My current todo list is:
- Clean up the code so that it is possible to add new analyses and steps.
- Implement a bin-method that takes care of the LD-problem.
- Add the ancestral allele analysis to the pipeline instead of doing that as a separate analysis afterwards.
- Make sure the ancestral analysis is correct...
- Do the Watson/Venter analysis only on ancestral alleles.
Things that have come to me during my time off. These might be good ideas, it is up to you to decide:
- Now that we are switching to a 300 kb "bin"-based method, using the reference panels in ALFRED seems like it could work better; even if we get many fewer SNPs there will still be many SNPs within each bin I suspect.
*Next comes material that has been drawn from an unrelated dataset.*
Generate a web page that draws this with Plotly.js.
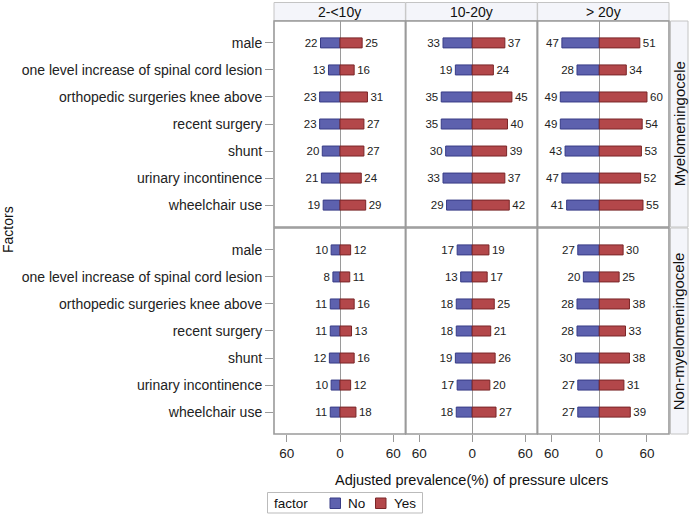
<!DOCTYPE html>
<html>
<head>
<meta charset="utf-8">
<script src="https://cdn.plot.ly/plotly-3.0.1.min.js"></script>
<style>html,body{margin:0;padding:0;background:#fff;}#chart{width:690px;height:515px;}</style>
</head>
<body>
<div id="chart"></div>
<script>
const factors = ["male","one level increase of spinal cord lesion","orthopedic surgeries knee above","recent surgery","shunt","urinary incontinence","wheelchair use"];
const ageGroups = ["2-<10y","10-20y","> 20y"];
const groups = ["Myelomeningocele","Non-myelomeningocele"];
const legendLabels = ["No","Yes"];

// Myelomeningocele
const myeloNo_2_10 = [22,13,23,23,20,21,19];
const myeloYes_2_10 = [25,16,31,27,27,24,29];
const myeloNo_10_20 = [33,19,35,35,30,33,29];
const myeloYes_10_20 = [37,24,45,40,39,37,42];
const myeloNo_20 = [47,28,49,49,43,47,41];
const myeloYes_20 = [51,34,60,54,53,52,55];
// Non-myelomeningocele
const nonNo_2_10 = [10,8,11,11,12,10,11];
const nonYes_2_10 = [12,11,16,13,16,12,18];
const nonNo_10_20 = [17,13,18,18,19,17,18];
const nonYes_10_20 = [19,17,25,21,26,20,27];
const nonNo_20 = [27,20,28,28,30,27,27];
const nonYes_20 = [30,25,38,33,38,31,39];

const xTickVals = [-60,0,60];
const xTickText = ["60","0","60"];

const FONT = '"Liberation Sans", Arial, sans-serif';
const blue = '#5d61ae', blueLine = '#383c86';
const red = '#b3474a', redLine = '#7a2628';

const panels = [
  {no: myeloNo_2_10, yes: myeloYes_2_10, xa: 'x', ya: 'y2'},
  {no: myeloNo_10_20, yes: myeloYes_10_20, xa: 'x2', ya: 'y2'},
  {no: myeloNo_20, yes: myeloYes_20, xa: 'x3', ya: 'y2'},
  {no: nonNo_2_10, yes: nonYes_2_10, xa: 'x', ya: 'y'},
  {no: nonNo_10_20, yes: nonYes_10_20, xa: 'x2', ya: 'y'},
  {no: nonNo_20, yes: nonYes_20, xa: 'x3', ya: 'y'}
];

const traces = [];
panels.forEach((p, i) => {
  traces.push({
    type: 'bar', orientation: 'h', name: legendLabels[0], showlegend: false,
    y: factors, x: p.no.map(v => -v), text: p.no.map(String),
    textposition: 'outside', constraintext: 'none', cliponaxis: false,
    textfont: {family: FONT, size: 11.5, color: '#222'},
    marker: {color: blue, line: {color: blueLine, width: 1}},
    width: 0.37, xaxis: p.xa, yaxis: p.ya, hoverinfo: 'skip'
  });
  traces.push({
    type: 'bar', orientation: 'h', name: legendLabels[1], showlegend: false,
    y: factors, x: p.yes, text: p.yes.map(String),
    textposition: 'outside', constraintext: 'none', cliponaxis: false,
    textfont: {family: FONT, size: 11.5, color: '#222'},
    marker: {color: red, line: {color: redLine, width: 1}},
    width: 0.37, xaxis: p.xa, yaxis: p.ya, hoverinfo: 'skip'
  });
});

const colDom = [[0, 0.3326], [0.3337, 0.6663], [0.6674, 1]];
const rowTop = [0.5012, 1], rowBot = [0, 0.4988];

function xAxis(dom, range) {
  return {
    domain: dom, range: range, anchor: 'y', tickmode: 'array', tickvals: xTickVals, ticktext: xTickText,
    ticks: 'outside', ticklen: 7, tickcolor: '#999', tickwidth: 1,
    showgrid: false, zeroline: true, zerolinecolor: '#9a9a9a', zerolinewidth: 1,
    showline: false, tickfont: {family: FONT, size: 13.5, color: '#222'}, fixedrange: true
  };
}
function yAxis(dom) {
  return {
    domain: dom, type: 'category', categoryarray: factors, categoryorder: 'array',
    range: [6.81, -0.81], anchor: 'x', ticks: 'outside', ticklen: 8, tickcolor: '#999',
    showgrid: false, zeroline: false, showline: false,
    tickfont: {family: FONT, size: 14, color: '#222'}, fixedrange: true
  };
}

const px = v => (v - 274) / 395;
const py = v => (434 - v) / 413;

const shapes = [];
const annotations = [];
// header strips
const hTop = py(2.5), hBot = py(20.5);
ageGroups.forEach((g, i) => {
  shapes.push({type: 'rect', xref: 'paper', yref: 'paper', x0: colDom[i][0], x1: colDom[i][1], y0: hBot, y1: hTop,
    fillcolor: '#f4f5fa', line: {color: '#c4c4c4', width: 1}, layer: 'below'});
  annotations.push({xref: 'paper', yref: 'paper', x: (colDom[i][0] + colDom[i][1]) / 2, y: (hTop + hBot) / 2,
    text: g, showarrow: false, font: {family: FONT, size: 14, color: '#111'}, xanchor: 'center', yanchor: 'middle'});
});
// right strips
const sL = px(670.5), sR = px(688);
[rowTop, rowBot].forEach((r, i) => {
  shapes.push({type: 'rect', xref: 'paper', yref: 'paper', x0: sL, x1: sR, y0: r[0], y1: r[1],
    fillcolor: '#f4f5fa', line: {color: '#c4c4c4', width: 1}, layer: 'below'});
  annotations.push({xref: 'paper', yref: 'paper', x: (sL + sR) / 2, y: (r[0] + r[1]) / 2, text: groups[i],
    textangle: -90, showarrow: false, font: {family: FONT, size: 15, color: '#111'}, xanchor: 'center', yanchor: 'middle'});
});
// panel frames
colDom.forEach(c => {
  [rowTop, rowBot].forEach(r => {
    shapes.push({type: 'rect', xref: 'paper', yref: 'paper', x0: c[0], x1: c[1], y0: r[0], y1: r[1],
      line: {color: '#9a9a9a', width: 1.6}, fillcolor: 'rgba(0,0,0,0)'});
  });
});
annotations.push({xref: 'paper', yref: 'paper', x: px(8), y: py(230), text: 'Factors', textangle: -90, showarrow: false,
  font: {family: FONT, size: 14, color: '#111'}, xanchor: 'center', yanchor: 'middle'});
annotations.push({xref: 'paper', yref: 'paper', x: 0.5, y: py(480), text: 'Adjusted prevalence(%) of pressure ulcers',
  showarrow: false, font: {family: FONT, size: 14.5, color: '#111'}, xanchor: 'center', yanchor: 'middle'});

// legend (drawn as decoration)
shapes.push({type: 'rect', xref: 'paper', yref: 'paper', x0: px(267.5), x1: px(422.5), y0: py(513), y1: py(492.5),
  line: {color: '#bbb', width: 1}, fillcolor: '#fff'});
shapes.push({type: 'rect', xref: 'paper', yref: 'paper', x0: px(330), x1: px(340.5), y0: py(508.5), y1: py(498),
  line: {color: blueLine, width: 1}, fillcolor: blue});
shapes.push({type: 'rect', xref: 'paper', yref: 'paper', x0: px(375.5), x1: px(386), y0: py(508.5), y1: py(498),
  line: {color: redLine, width: 1}, fillcolor: red});
annotations.push({xref: 'paper', yref: 'paper', x: px(272), y: py(503), text: 'factor', showarrow: false,
  font: {family: FONT, size: 13.5, color: '#111'}, xanchor: 'left', yanchor: 'middle'});
annotations.push({xref: 'paper', yref: 'paper', x: px(346), y: py(503), text: legendLabels[0], showarrow: false,
  font: {family: FONT, size: 13.5, color: '#111'}, xanchor: 'left', yanchor: 'middle'});
annotations.push({xref: 'paper', yref: 'paper', x: px(391.5), y: py(503), text: legendLabels[1], showarrow: false,
  font: {family: FONT, size: 13.5, color: '#111'}, xanchor: 'left', yanchor: 'middle'});

const layout = {
  width: 690, height: 515,
  margin: {l: 274, r: 21, t: 21, b: 81, pad: 0},
  paper_bgcolor: '#fff', plot_bgcolor: '#fff',
  barmode: 'overlay', bargap: 0,
  font: {family: FONT, size: 12, color: '#222'},
  xaxis: xAxis(colDom[0], [-74.5, 73.8]),
  xaxis2: xAxis(colDom[1], [-75.1, 73.6]),
  xaxis3: xAxis(colDom[2], [-77.5, 87.7]),
  yaxis: yAxis(rowBot),
  yaxis2: yAxis(rowTop),
  showlegend: false,
  shapes: shapes,
  annotations: annotations
};

Plotly.newPlot('chart', traces, layout, {displayModeBar: false, staticPlot: true});
</script>
</body>
</html>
- What about using all SNPs with passable R2s, but weighting them somehow, so that a SNP with correlation 0.45 is used, but not given as much weight as one with an R2 of 0.9? I imagine this might give better signal; as we saw, the results were good for lower R2 SNPs too.
- Related to the last point; perhaps we should just count all plus and minus alleles in each 300kb-bin instead of looking much at R2?
- How about crowdfunding a programmer (not me; I am lacking time and energy, not money)*? There are plenty of blogs that might link to such a charity.
*Furthermore, your offer to pay was kind, but it would be a serious breach of ethics for me to use the school server to carry out analyses and then receive payment for it.